De Keysers voetbalhoekproject stond rechtstreeks in verband met zijn schilderijen. Het was als schilderij gedacht.
Alle drie denken ze op hun eigengereide manier na over de essentie van het schilderij en het schilderen. Bij Raveel wordt vooral de relatie afgetast tussen het schilderij en zijn omgeving, tussen de illusie van het geschilderde en het vlak van het schilderij, tussen concrete en abstracte elementen.
Van Severens werk berust op een streven om aan de materialiteit van het schilderij een zuiver geestelijke dimensie te geven door het schilderij en het schilderen tot hun essentie te herleiden.
De Keyser van zijn kant wil de materialiteit van schilderen en schilderij doen samenvallen met subjectieve ervaringen in de natuur en in het leven. Schilderen is voor hem een angstvallig bezig zijn met verf, doek, spieraam, een inwendige spanning.
Deze drie schilders boeien me ook omdat ze moeilijk kunnen gecatalogeerd worden. Internationaal gezien vertoonde of vertoont hun werk aanrakingspunten met diverse stromingen. Maar op een vrij eigenzinnige wijze ontsnapt het er ook telkens weer aan. Binnen het raam van de internationale kunstmarkt (waarbij galerijen steeds nieuwe welafgebakende en goed presenteerbare tendensen nodig hebben) blijken ze dan ook onbruikbaar. Maar wellicht betekent dat juist hun kracht.

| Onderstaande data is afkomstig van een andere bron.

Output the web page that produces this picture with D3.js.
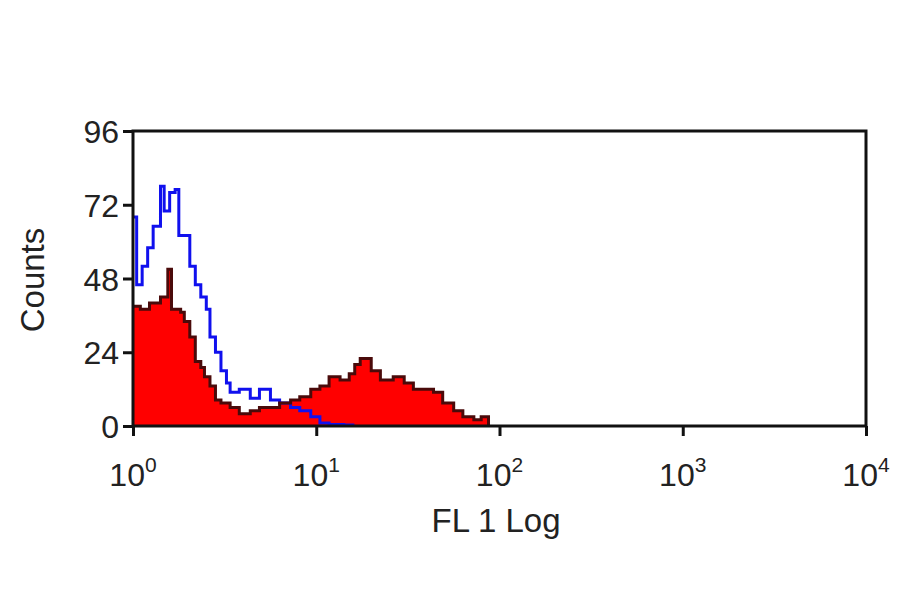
<!DOCTYPE html>
<html>
<head>
<meta charset="UTF-8" />
<script src="https://d3js.org/d3.v7.min.js"></script>
<style>body{margin:0;background:#fff}text{font-family:"Liberation Sans",Arial,sans-serif;fill:#222}</style>
</head>
<body>
<div id="chart"></div>
<script>
const blueLog = [0,0.02,0.05,0.08,0.11,0.15,0.17,0.2,0.23,0.25,0.28,0.31,0.34,0.37,0.4,0.42,0.45,0.48,0.51,0.53,0.58,0.64,0.69,0.75,0.8,0.86,0.91,0.97,1.02,1.07,1.15,1.2];
const blueCnt = [68,46,52,58,65,78,70,76,77,62,62,52,46,42,38,29,24,18,14,11,12,9,12,8.5,7.5,6,5,3,1,0.5,0.3,0];
const redLog = [0,0.04,0.09,0.15,0.19,0.21,0.26,0.28,0.31,0.34,0.37,0.39,0.42,0.45,0.48,0.53,0.58,0.64,0.69,0.75,0.8,0.86,0.91,0.97,1.02,1.07,1.13,1.18,1.21,1.24,1.3,1.35,1.42,1.48,1.53,1.58,1.64,1.69,1.75,1.8,1.86,1.9,1.94];
const redCnt = [39,38,40,42,51,38,37,34,29,21,19,16,13,8.5,7.5,6,4,5,6,6,7.5,8.5,9.5,12,13,16,15,17,20,22,18,15,16,14,12,12,11,7.5,5,3,2,3,0];
const yTicks = [0,24,48,72,96];
const xDecades = [0,1,2,3,4];

const W = 900, H = 594;
const m = {left:133, right:34, top:131, bottom:168};
const svg = d3.select("#chart").append("svg").attr("width",W).attr("height",H);
const x = d3.scaleLinear().domain([0,4]).range([m.left, W-m.right]);
const y = d3.scaleLinear().domain([0,96]).range([H-m.bottom, m.top]);

const step = d3.line().x(d=>x(d[0])).y(d=>y(d[1])).curve(d3.curveStepAfter);
const area = d3.area().x(d=>x(d[0])).y0(y(0)).y1(d=>y(d[1])).curve(d3.curveStepAfter);
const red = d3.zip(redLog, redCnt), blue = d3.zip(blueLog, blueCnt);

svg.append("path").attr("d", area(red)).attr("fill","#ff0000");
svg.append("path").attr("d", step(blue)).attr("fill","none").attr("stroke","#1010ee").attr("stroke-width",3);
svg.append("path").attr("d", step(red)).attr("fill","none").attr("stroke","#4a0a0a").attr("stroke-width",3);

svg.append("rect").attr("x",m.left).attr("y",m.top).attr("width",W-m.right-m.left).attr("height",H-m.bottom-m.top)
  .attr("fill","none").attr("stroke","#111").attr("stroke-width",3);

const ya = svg.append("g").attr("transform",`translate(${m.left},0)`)
  .call(d3.axisLeft(y).tickValues(yTicks).tickSize(10).tickPadding(4));
ya.select(".domain").remove();
ya.selectAll("line").attr("stroke","#111").attr("stroke-width",3);
ya.selectAll("text").style("font-size","32px").attr("dy","0.36em");

const xa = svg.append("g").attr("transform",`translate(0,${H-m.bottom})`)
  .call(d3.axisBottom(x).tickValues(xDecades).tickSize(10).tickFormat(""));
xa.select(".domain").remove();
xa.selectAll("line").attr("stroke","#111").attr("stroke-width",3);
xDecades.forEach(d=>{
  const t = svg.append("text").attr("x",x(d)).attr("y",486).attr("text-anchor","middle").style("font-size","32px");
  t.append("tspan").text("10");
  t.append("tspan").attr("dy",-14).style("font-size","21px").text(d);
});

svg.append("text").attr("x",496).attr("y",532).attr("text-anchor","middle").style("font-size","33px").text("FL 1 Log");
svg.append("text").attr("transform","translate(44,280) rotate(-90)").attr("text-anchor","middle").style("font-size","33px").text("Counts");
</script>
</body>
</html>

En hier komt het geografisch element wel even om het hoekje kijken. Misschien ligt dat afwijzen van elke uitgesproken doctrine, die twijfel aan elk eenrichtingsverkeer aan de basis van een eigengereide kunst in ons land. Ik meen dit in het verleden ook te ervaren in het werk van bvb. een Gust De Smet of een Jan Brusselmans. Ook in hun werk is er een samengaan van emotionele en cerebrale elementen, van tastbaarheid en vergeestelijking, een streven ook om naar de essentie van de dingen te gaan.